Another woman talks about children, into the microphone. She makes me CRY. Now that I'm 50, I guess everything does. But it's so personal to me. This is my life she is talking about. What about the kids that don't have a great family? This is their friend and their refuge. They said in the '60's that the Personal is Political. Well, for me... anti-war rallies, the WGA strike, the public library. My tale.
Refuse to be quiet, a sign says.
In another moment straight out of central casting, a woman with a thick Russian accent is crying at the closed door. "The library is closed? But I need to find a job on the computer, today." Tears flow. The news cameras take a moment to capture her. She can't be real. She's trying to steal the spotlight from the star. Since I live in LA, I'm quite sure she's an extra, trying to overact and steal the spotlight; this can't be real. She's clearly and annoyingly trying to make her mark!

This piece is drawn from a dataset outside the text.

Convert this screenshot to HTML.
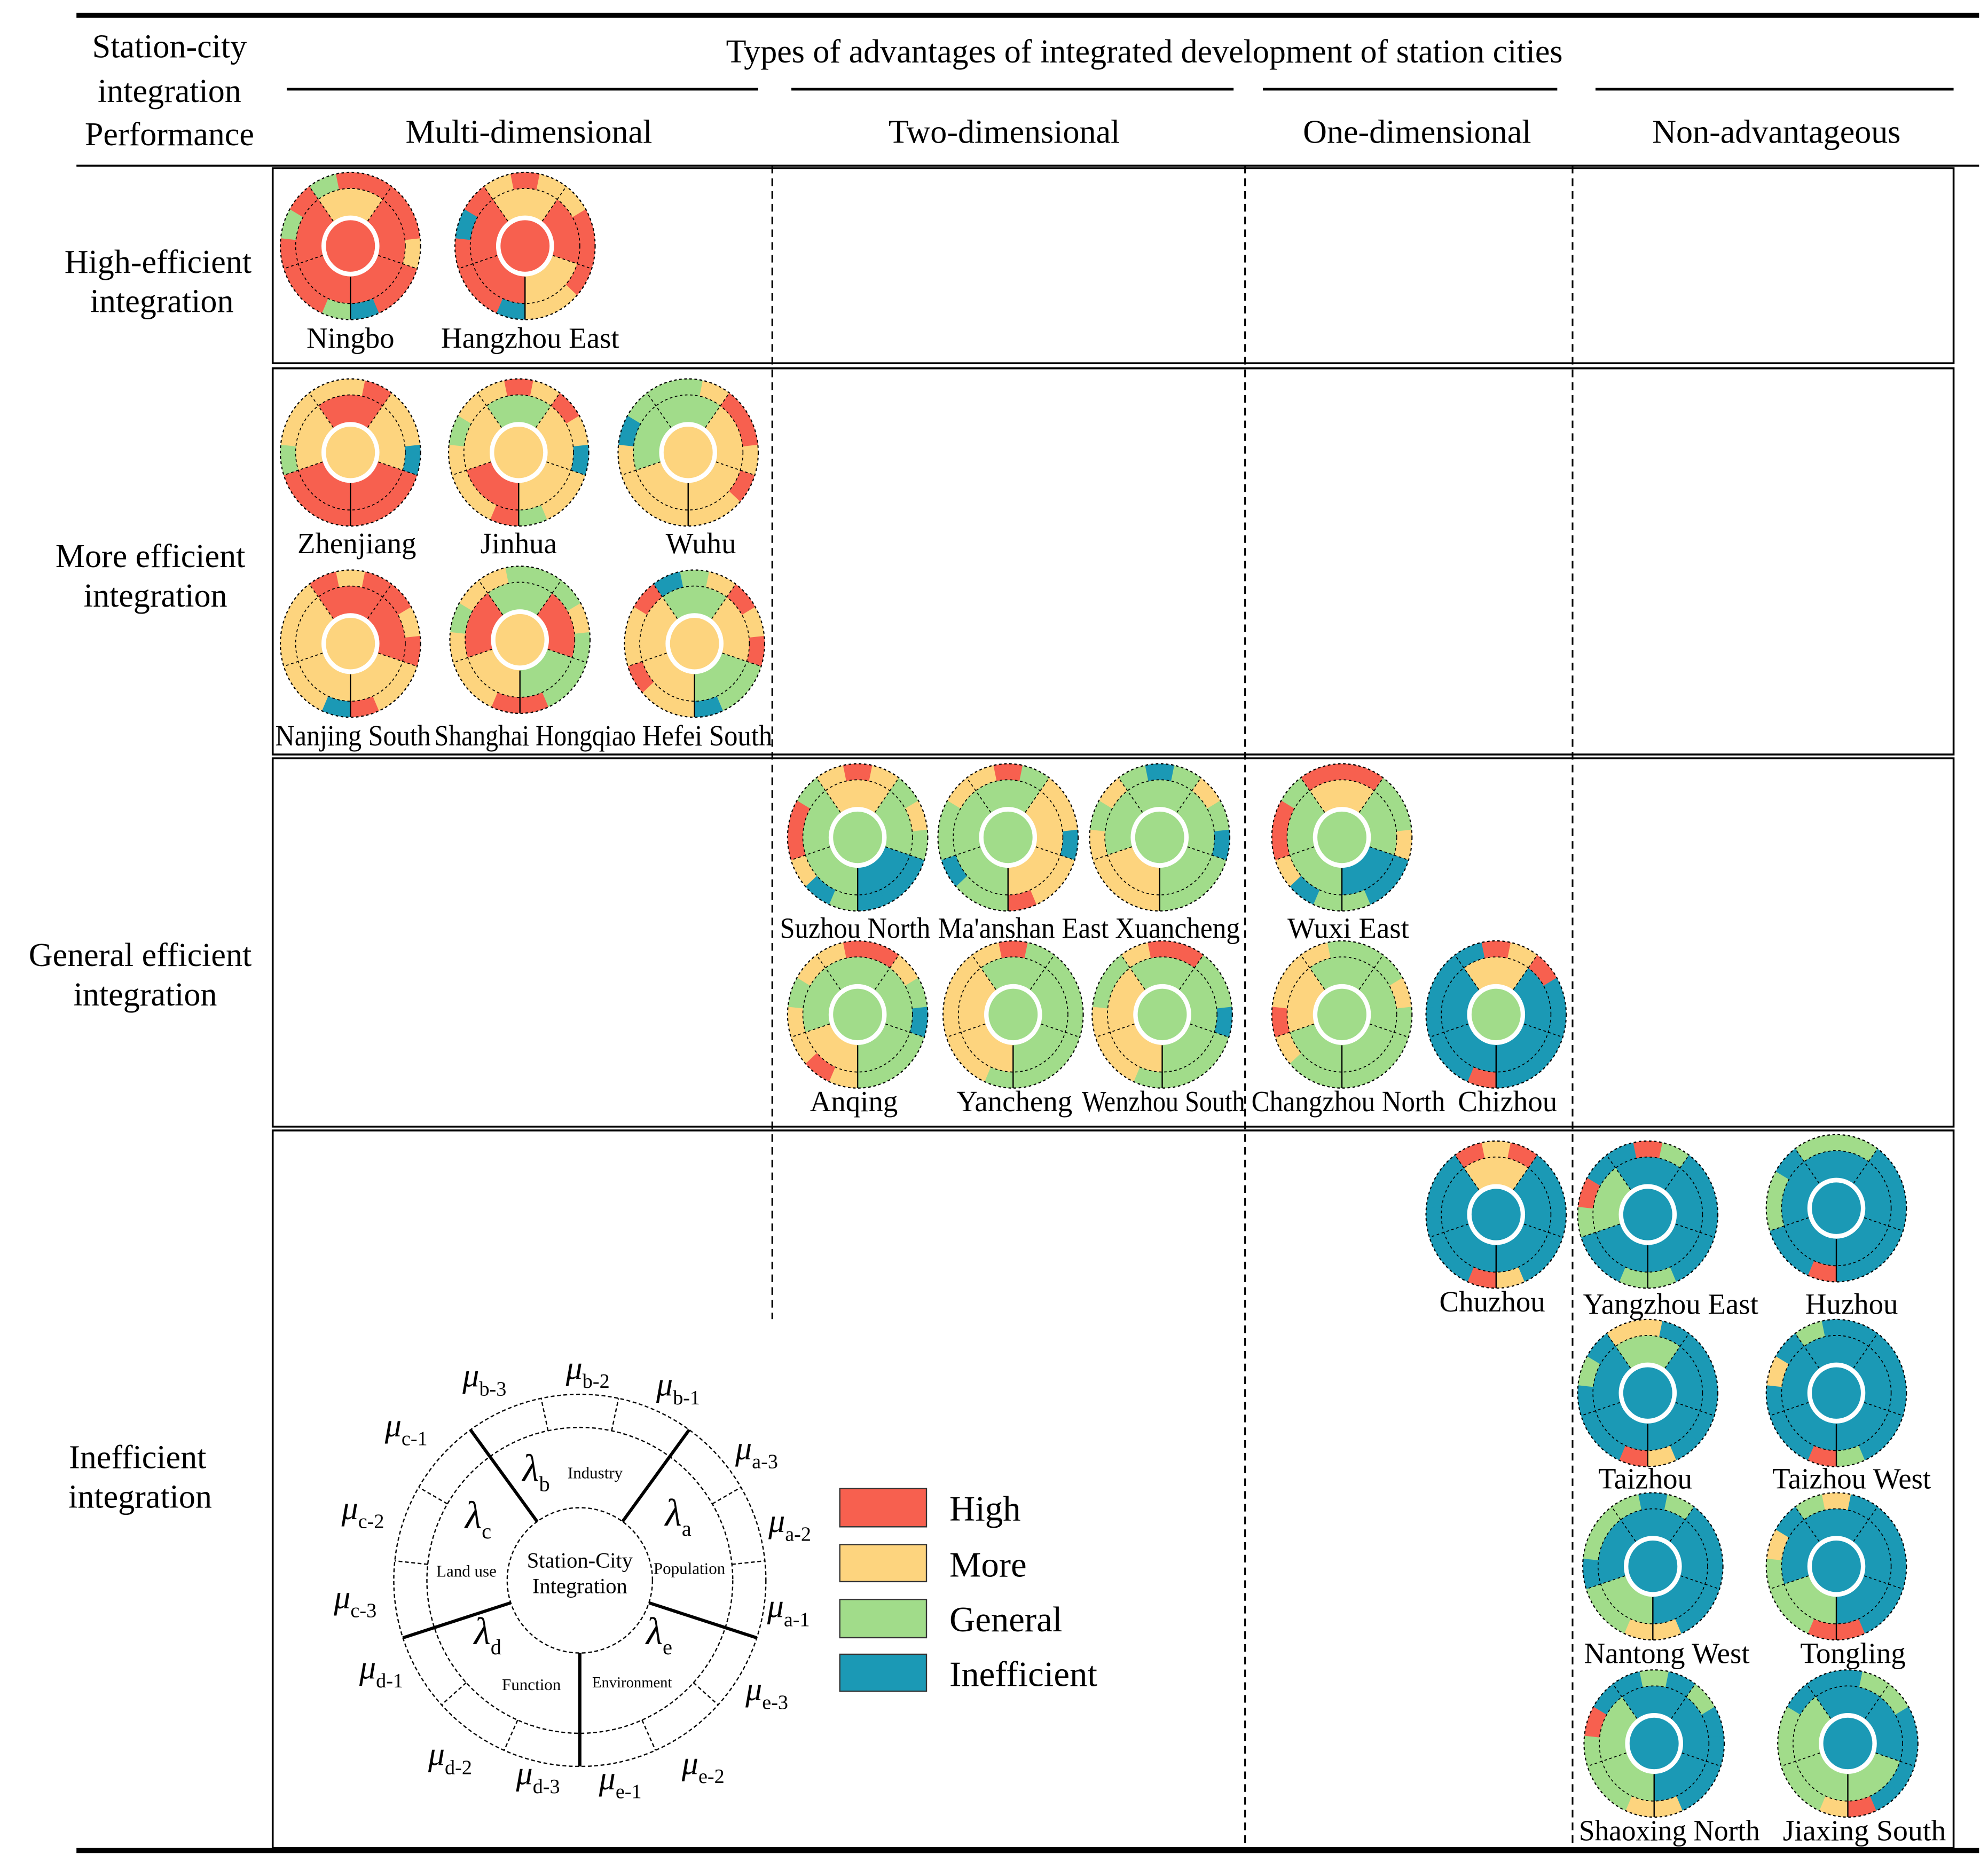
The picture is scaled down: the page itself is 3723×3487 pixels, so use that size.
<!DOCTYPE html>
<html><head><meta charset="utf-8"><style>
html,body{margin:0;padding:0;background:#fff;}
svg{display:block;}
svg text{font-family:"Liberation Serif","Times New Roman",Times,serif !important;fill:#000;}
</style></head><body>
<svg id="s" xmlns="http://www.w3.org/2000/svg" width="3723" height="3487" viewBox="0 0 1560 1461" preserveAspectRatio="none" font-family="Liberation Serif, Times New Roman, serif">
<rect width="1560" height="1461" fill="#fff"/>
<line x1="60" y1="12" x2="1553" y2="12" stroke="#000" stroke-width="4"/>
<line x1="225" y1="70" x2="595" y2="70" stroke="#000" stroke-width="2"/>
<line x1="621" y1="70" x2="968" y2="70" stroke="#000" stroke-width="2"/>
<line x1="991" y1="70" x2="1222" y2="70" stroke="#000" stroke-width="2"/>
<line x1="1252" y1="70" x2="1533" y2="70" stroke="#000" stroke-width="2"/>
<line x1="60" y1="130" x2="1553" y2="130" stroke="#000" stroke-width="1.5"/>
<rect x="214" y="132" width="1319" height="153" fill="none" stroke="#000" stroke-width="1.5"/>
<rect x="214" y="289" width="1319" height="303" fill="none" stroke="#000" stroke-width="1.5"/>
<rect x="214" y="595" width="1319" height="289" fill="none" stroke="#000" stroke-width="1.5"/>
<rect x="214" y="887" width="1319" height="563" fill="none" stroke="#000" stroke-width="1.5"/>
<line x1="60" y1="1452" x2="1553" y2="1452" stroke="#000" stroke-width="4"/>
<g stroke="#000" stroke-width="1.3" stroke-dasharray="6,4">
<line x1="606" y1="130" x2="606" y2="1035"/>
<line x1="977" y1="130" x2="977" y2="1450"/>
<line x1="1234" y1="130" x2="1234" y2="1450"/>
</g>
<g font-size="26" text-anchor="middle">
<text x="133" y="45">Station-city</text>
<text x="133" y="80">integration</text>
<text x="133" y="114">Performance</text>
<text x="898" y="49">Types of advantages of integrated development of station cities</text>
<text x="415" y="112">Multi-dimensional</text>
<text x="788" y="112">Two-dimensional</text>
<text x="1112" y="112">One-dimensional</text>
<text x="1394" y="112">Non-advantageous</text>
<text x="124" y="214">High-efficient</text>
<text x="127" y="245">integration</text>
<text x="118" y="445">More efficient</text>
<text x="122" y="476">integration</text>
<text x="110" y="758">General efficient</text>
<text x="114" y="789">integration</text>
<text x="108" y="1152">Inefficient</text>
<text x="110" y="1183">integration</text>
</g>
<g id="charts"></g>
<g font-size="23" text-anchor="middle" id="labels">
<text x="275" y="273">Ningbo</text>
<text x="416" y="273">Hangzhou East</text>
<text x="280" y="434">Zhenjiang</text>
<text x="407" y="434">Jinhua</text>
<text x="550" y="434">Wuhu</text>
<text x="277" y="585" textLength="122" lengthAdjust="spacingAndGlyphs">Nanjing South</text>
<text x="420" y="585" textLength="158" lengthAdjust="spacingAndGlyphs">Shanghai Hongqiao</text>
<text x="555" y="585" textLength="102" lengthAdjust="spacingAndGlyphs">Hefei South</text>
<text x="671" y="736" textLength="118" lengthAdjust="spacingAndGlyphs">Suzhou North</text>
<text x="803" y="736" textLength="134" lengthAdjust="spacingAndGlyphs">Ma'anshan East</text>
<text x="924" y="736" textLength="98" lengthAdjust="spacingAndGlyphs">Xuancheng</text>
<text x="1058" y="736">Wuxi East</text>
<text x="670" y="872">Anqing</text>
<text x="796" y="872">Yancheng</text>
<text x="913" y="872" textLength="128" lengthAdjust="spacingAndGlyphs">Wenzhou South</text>
<text x="1058" y="872" textLength="152" lengthAdjust="spacingAndGlyphs">Changzhou North</text>
<text x="1183" y="872">Chizhou</text>
<text x="1171" y="1029">Chuzhou</text>
<text x="1311" y="1031">Yangzhou East</text>
<text x="1453" y="1031">Huzhou</text>
<text x="1291" y="1168">Taizhou</text>
<text x="1453" y="1168">Taizhou West</text>
<text x="1308" y="1305">Nantong West</text>
<text x="1454" y="1305">Tongling</text>
<text x="1310" y="1444" textLength="142" lengthAdjust="spacingAndGlyphs">Shaoxing North</text>
<text x="1463" y="1444" textLength="128" lengthAdjust="spacingAndGlyphs">Jiaxing South</text>
</g>
<g id="leg" fill="none" stroke="#000"></g>
<g text-anchor="middle">
<text x="455" y="1230" font-size="17">Station-City</text>
<text x="455" y="1250" font-size="17">Integration</text>
<text x="467" y="1160" font-size="13">Industry</text>
<text x="541" y="1235" font-size="13">Population</text>
<text x="366" y="1237" font-size="13">Land use</text>
<text x="417" y="1326" font-size="13">Function</text>
<text x="496" y="1324" font-size="12">Environment</text>
</g>
<g font-size="30" font-style="italic">
<text x="410" y="1162">λ<tspan font-size="17" font-style="normal" dy="8">b</tspan></text>
<text x="522" y="1197">λ<tspan font-size="17" font-style="normal" dy="8">a</tspan></text>
<text x="365" y="1199">λ<tspan font-size="17" font-style="normal" dy="8">c</tspan></text>
<text x="372" y="1290">λ<tspan font-size="17" font-style="normal" dy="8">d</tspan></text>
<text x="507" y="1290">λ<tspan font-size="17" font-style="normal" dy="8">e</tspan></text>
</g>
<g font-size="26" font-style="italic" id="mu"></g>
<g stroke="#333" stroke-width="1">
<rect x="659" y="1168" width="68" height="30" fill="#f7604f"/>
<rect x="659" y="1212" width="68" height="29" fill="#fdd47e"/>
<rect x="659" y="1255" width="68" height="30" fill="#a1dc8a"/>
<rect x="659" y="1298" width="68" height="29" fill="#1b99b5"/>
</g>
<g font-size="28">
<text x="745" y="1193">High</text>
<text x="745" y="1237">More</text>
<text x="745" y="1280">General</text>
<text x="745" y="1323">Inefficient</text>
</g>
</svg>
<script>
var NS="http://www.w3.org/2000/svg";
var C={R:"#f7604f",Y:"#fdd47e",G:"#a1dc8a",B:"#1b99b5"};
function pt(cx,cy,r,a){var t=(a-90)*Math.PI/180;return [cx+r*Math.cos(t),cy+r*Math.sin(t)];}
function sector(cx,cy,r1,r2,a1,a2){
 var p1=pt(cx,cy,r2,a1),p2=pt(cx,cy,r2,a2),p3=pt(cx,cy,r1,a2),p4=pt(cx,cy,r1,a1);
 var lg=(a2-a1)>180?1:0;
 return "M"+p1+" A"+r2+","+r2+" 0 "+lg+" 1 "+p2+" L"+p3+" A"+r1+","+r1+" 0 "+lg+" 0 "+p4+"Z";
}
function el(tag,attrs,parent){var e=document.createElementNS(NS,tag);for(var k in attrs)e.setAttribute(k,attrs[k]);parent.appendChild(e);return e;}
var charts=document.getElementById("charts");
function donut(cx,cy,center,inner,outer){
 var g=el("g",{transform:"translate("+cx+","+cy+") scale(1,1.05)"},charts);
 var R=55,m=43;
 for(var i=0;i<15;i++){var a=324+i*24;el("path",{d:sector(0,0,m-0.5,R,a,a+24.3),fill:C[outer[i]]},g);}
 for(var i=0;i<5;i++){var a=324+i*72;el("path",{d:sector(0,0,20,m,a,a+72.3),fill:C[inner[i]]},g);}
 el("circle",{cx:0,cy:0,r:21,fill:C[center]},g);
 el("circle",{cx:0,cy:0,r:21,fill:"none",stroke:"#fff","stroke-width":3.5},g);
 el("circle",{cx:0,cy:0,r:R,fill:"none",stroke:"#000","stroke-width":0.9,"stroke-dasharray":"2,2"},g);
 el("circle",{cx:0,cy:0,r:m,fill:"none",stroke:"#000","stroke-width":0.7,"stroke-dasharray":"2,2"},g);
 for(var i=0;i<5;i++){var a=324+i*72;var p=pt(0,0,23,a),q=pt(0,0,R,a);
  el("line",{x1:p[0],y1:p[1],x2:q[0],y2:q[1],stroke:"#000","stroke-width":i==3?1:0.7,"stroke-dasharray":i==3?"":"2,2"},g);}
}
var D=[
[275,193,"R","YRRRR","GRRRRYRRBGRRRGR"],
[412,193,"R","YRYRR","YRYYRRRYYBRRRBR"],
[275,355,"Y","RYRRY","YYRYYBRRRRRRGYY"],
[407,355,"Y","GYYRY","YRYRYBYYGRYYYGY"],
[540,355,"Y","GYYYG","GGYRRYRYYYYYYBG"],
[275,505,"Y","RRYYY","RYRRYRYYRBYYYYY"],
[408,502,"Y","GRGYR","YGGGYGGGRRYYYGY"],
[545,505,"Y","GYGYY","BGYRYRGGBYYRYYR"],
[673,657,"G","YGBGG","YRYGYGBBBGBYRRG"],
[791,657,"G","GYYGG","YRGYYBYYRGGBGGY"],
[910,657,"G","GGGYG","GBGYGBGGGYYYYGY"],
[1053,657,"G","YGBGG","RRRGGYBBGGBYRRG"],
[673,796,"G","GGGYG","YRRYGBGGGYRYYGY"],
[795,796,"G","GGGYY","YRGGGGGGGGYYYYY"],
[912,796,"G","GGGYY","YRRGGBGGGGYYYGG"],
[1053,796,"G","GGGGY","YGGGYGGGGGGYRYY"],
[1174,796,"G","YBBBB","BRYRBBBBBRBBBBB"],
[1174,953,"B","YBBBB","RYRBBBBBYRBBBBB"],
[1293,953,"B","BBBBG","BRGBBBBBGGBBGRB"],
[1441,948,"B","BBBBB","GGGBBBBBBRBBGGB"],
[1293,1093,"B","GBBBB","YYBBBBBBYRBBBGB"],
[1441,1093,"B","BBBBB","GBBBBBBBGRBBBYB"],
[1297,1229,"B","BBBGB","GBGBBBBBYYGGBGG"],
[1441,1229,"B","BBBGB","GYBBBBBBRRGGGYB"],
[1298,1368,"B","BBBGG","BGBGBBBBYYGGGRB"],
[1450,1368,"B","BBGGG","BBGGBBBBRYGGGGB"]
];
D.forEach(function(d){donut(d[0],d[1],d[2],d[3].split(""),d[4].split(""));});
var leg=document.getElementById("leg"),cx=455,cy=1240;
[57,120,146].forEach(function(r){el("circle",{cx:cx,cy:cy,r:r,"stroke-width":1,"stroke-dasharray":"3,2"},leg);});
for(var i=0;i<5;i++){var a=324+i*72;var p=pt(cx,cy,57,a),q=pt(cx,cy,146,a);
 el("line",{x1:p[0],y1:p[1],x2:q[0],y2:q[1],"stroke-width":2.5},leg);
 for(var j=1;j<3;j++){var b=a+j*24;var p2=pt(cx,cy,120,b),q2=pt(cx,cy,146,b);
 el("line",{x1:p2[0],y1:p2[1],x2:q2[0],y2:q2[1],"stroke-width":1,"stroke-dasharray":"3,2"},leg);}}
var mu=document.getElementById("mu");
[["b-3",363,1088],["b-2",444,1082],["b-1",515,1095],["a-3",577,1145],["a-2",603,1202],["a-1",602,1269],["e-3",585,1334],["e-2",535,1392],["e-1",470,1404],["d-3",405,1400],["d-2",336,1385],["d-1",282,1317],["c-3",262,1262],["c-2",268,1192],["c-1",302,1127]].forEach(function(m){
 var t=el("text",{x:m[1],y:m[2]},mu);t.textContent="μ";
 var s=el("tspan",{"font-size":"16","font-style":"normal",dy:"7"},t);s.textContent=m[0];
});
</script>
</body></html>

Ironically, the downtown public library shares a courtyard with a fancy Pinot Bistro, which is just setting up for lunch as the rally finishes. It's been so hot for a week, that I can't imagine they've had much business outside. The Hispanic busboys are watching as they set places. Meals at this Bistro are easily $100 for two (lunch).
Like a hungry person with food issues, I check out way too many books on that first Tuesday at the NOHO branch. I over-check. I feel a sense of panic that they will be closed for three days, and I check out my reserved book and four others. That's 5, the max. And that's just from this library! Clearly, someone has 'book issues'. I eat/read/binge way too much! My brother and I once went online, he checked out the stock portfolio, and I looked to see where my books 'on hold' were.
Like a hungry person -- this is my life you're talking about.